- PROMPT
Write out the entire listing below exactly as it appears, minus any pictures.

- INFORMATION SUPPLIED
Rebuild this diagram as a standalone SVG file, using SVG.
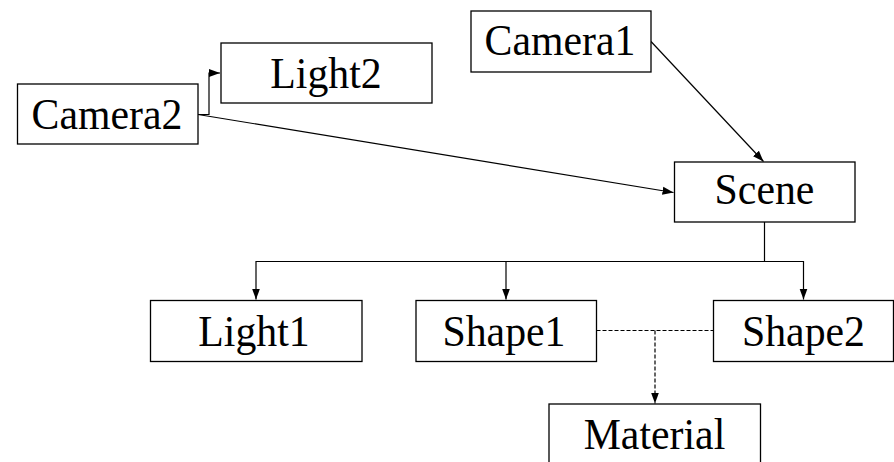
<svg xmlns="http://www.w3.org/2000/svg" width="894" height="462" viewBox="0 0 894 462">
  <style>
    .box { fill: #fff; stroke: #000; stroke-width: 1.3; }
    .lbl { font-family: "Liberation Serif", "Times New Roman", serif; font-size: 44px; fill: #000; text-anchor: middle; }
    .wire { fill: none; stroke: #000; stroke-width: 1.2; }
    .dash { fill: none; stroke: #000; stroke-width: 1.2; stroke-dasharray: 4 2; }
  </style>
  <defs>
    <marker id="arrow" markerUnits="userSpaceOnUse" markerWidth="12" markerHeight="10" refX="11" refY="5" orient="auto">
      <path d="M0,1 L11,5 L0,9 Z" fill="#000"/>
    </marker>
  </defs>
  <rect width="894" height="462" fill="#fff"/>

  <g id="connectors">
    <path class="wire" d="M198,114.5 H209 V73 H220" marker-end="url(#arrow)"/>
    <path class="wire" d="M198,114.5 L673.5,192.5" marker-end="url(#arrow)"/>
    <path class="wire" d="M651,41.5 L763.5,161.5" marker-end="url(#arrow)"/>
    <path class="wire" d="M764.5,222 V261.5 H256 V299.5" marker-end="url(#arrow)"/>
    <path class="wire" d="M506,261.5 V299.5" marker-end="url(#arrow)"/>
    <path class="wire" d="M764.5,261.5 H803.5 V299.5" marker-end="url(#arrow)"/>
    <path class="dash" d="M596.5,330.5 H713"/>
    <path class="dash" d="M655,330.5 V403.5" marker-end="url(#arrow)"/>
  </g>

  <!-- labels are set slightly condensed (scale 0.95 horizontally) -->
  <g id="camera1">
    <rect class="box" x="471" y="11" width="180" height="61"/>
    <text class="lbl" transform="translate(560,55) scale(0.95,1)">Camera1</text>
  </g>
  <g id="light2">
    <rect class="box" x="221" y="43" width="211" height="60"/>
    <text class="lbl" transform="translate(326,88) scale(0.95,1)">Light2</text>
  </g>
  <g id="camera2">
    <rect class="box" x="17.5" y="84" width="180.5" height="60"/>
    <text class="lbl" transform="translate(107,129) scale(0.95,1)">Camera2</text>
  </g>
  <g id="scene">
    <rect class="box" x="674.5" y="162" width="180.5" height="60"/>
    <text class="lbl" transform="translate(764.5,204) scale(0.95,1)">Scene</text>
  </g>
  <g id="light1">
    <rect class="box" x="150.5" y="300.5" width="211.5" height="61"/>
    <text class="lbl" transform="translate(254,346) scale(0.95,1)">Light1</text>
  </g>
  <g id="shape1">
    <rect class="box" x="416" y="300.5" width="180.5" height="61"/>
    <text class="lbl" transform="translate(504,346) scale(0.95,1)">Shape1</text>
  </g>
  <g id="shape2">
    <rect class="box" x="713.5" y="300.5" width="180" height="61"/>
    <text class="lbl" transform="translate(803.5,346) scale(0.95,1)">Shape2</text>
  </g>
  <g id="material">
    <rect class="box" x="549" y="404" width="211.5" height="70"/>
    <text class="lbl" transform="translate(654.5,449) scale(0.95,1)">Material</text>
  </g>
</svg>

- EXERCISE RESULT
Rebuild this diagram as a standalone SVG file, using SVG.
<svg xmlns="http://www.w3.org/2000/svg" width="894" height="462" viewBox="0 0 894 462">
  <style>
    .box { fill: #fff; stroke: #000; stroke-width: 1.3; }
    .lbl { font-family: "Liberation Serif", "Times New Roman", serif; font-size: 44px; fill: #000; text-anchor: middle; }
    .wire { fill: none; stroke: #000; stroke-width: 1.2; }
    .dash { fill: none; stroke: #000; stroke-width: 1.2; stroke-dasharray: 4 2; }
  </style>
  <defs>
    <marker id="arrow" markerUnits="userSpaceOnUse" markerWidth="12" markerHeight="10" refX="11" refY="5" orient="auto">
      <path d="M0,1 L11,5 L0,9 Z" fill="#000"/>
    </marker>
  </defs>
  <rect width="894" height="462" fill="#fff"/>

  <g id="connectors">
    <path class="wire" d="M198,114.5 H209 V73 H220" marker-end="url(#arrow)"/>
    <path class="wire" d="M198,114.5 L673.5,192.5" marker-end="url(#arrow)"/>
    <path class="wire" d="M651,41.5 L763.5,161.5" marker-end="url(#arrow)"/>
    <path class="wire" d="M764.5,222 V261.5 H256 V299.5" marker-end="url(#arrow)"/>
    <path class="wire" d="M506,261.5 V299.5" marker-end="url(#arrow)"/>
    <path class="wire" d="M764.5,261.5 H803.5 V299.5" marker-end="url(#arrow)"/>
    <path class="dash" d="M596.5,330.5 H713"/>
    <path class="dash" d="M655,330.5 V403.5" marker-end="url(#arrow)"/>
  </g>

  <!-- labels are set slightly condensed (scale 0.95 horizontally) -->
  <g id="camera1">
    <rect class="box" x="471" y="11" width="180" height="61"/>
    <text class="lbl" transform="translate(560,55) scale(0.95,1)">Camera1</text>
  </g>
  <g id="light2">
    <rect class="box" x="221" y="43" width="211" height="60"/>
    <text class="lbl" transform="translate(326,88) scale(0.95,1)">Light2</text>
  </g>
  <g id="camera2">
    <rect class="box" x="17.5" y="84" width="180.5" height="60"/>
    <text class="lbl" transform="translate(107,129) scale(0.95,1)">Camera2</text>
  </g>
  <g id="scene">
    <rect class="box" x="674.5" y="162" width="180.5" height="60"/>
    <text class="lbl" transform="translate(764.5,204) scale(0.95,1)">Scene</text>
  </g>
  <g id="light1">
    <rect class="box" x="150.5" y="300.5" width="211.5" height="61"/>
    <text class="lbl" transform="translate(254,346) scale(0.95,1)">Light1</text>
  </g>
  <g id="shape1">
    <rect class="box" x="416" y="300.5" width="180.5" height="61"/>
    <text class="lbl" transform="translate(504,346) scale(0.95,1)">Shape1</text>
  </g>
  <g id="shape2">
    <rect class="box" x="713.5" y="300.5" width="180" height="61"/>
    <text class="lbl" transform="translate(803.5,346) scale(0.95,1)">Shape2</text>
  </g>
  <g id="material">
    <rect class="box" x="549" y="404" width="211.5" height="70"/>
    <text class="lbl" transform="translate(654.5,449) scale(0.95,1)">Material</text>
  </g>
</svg>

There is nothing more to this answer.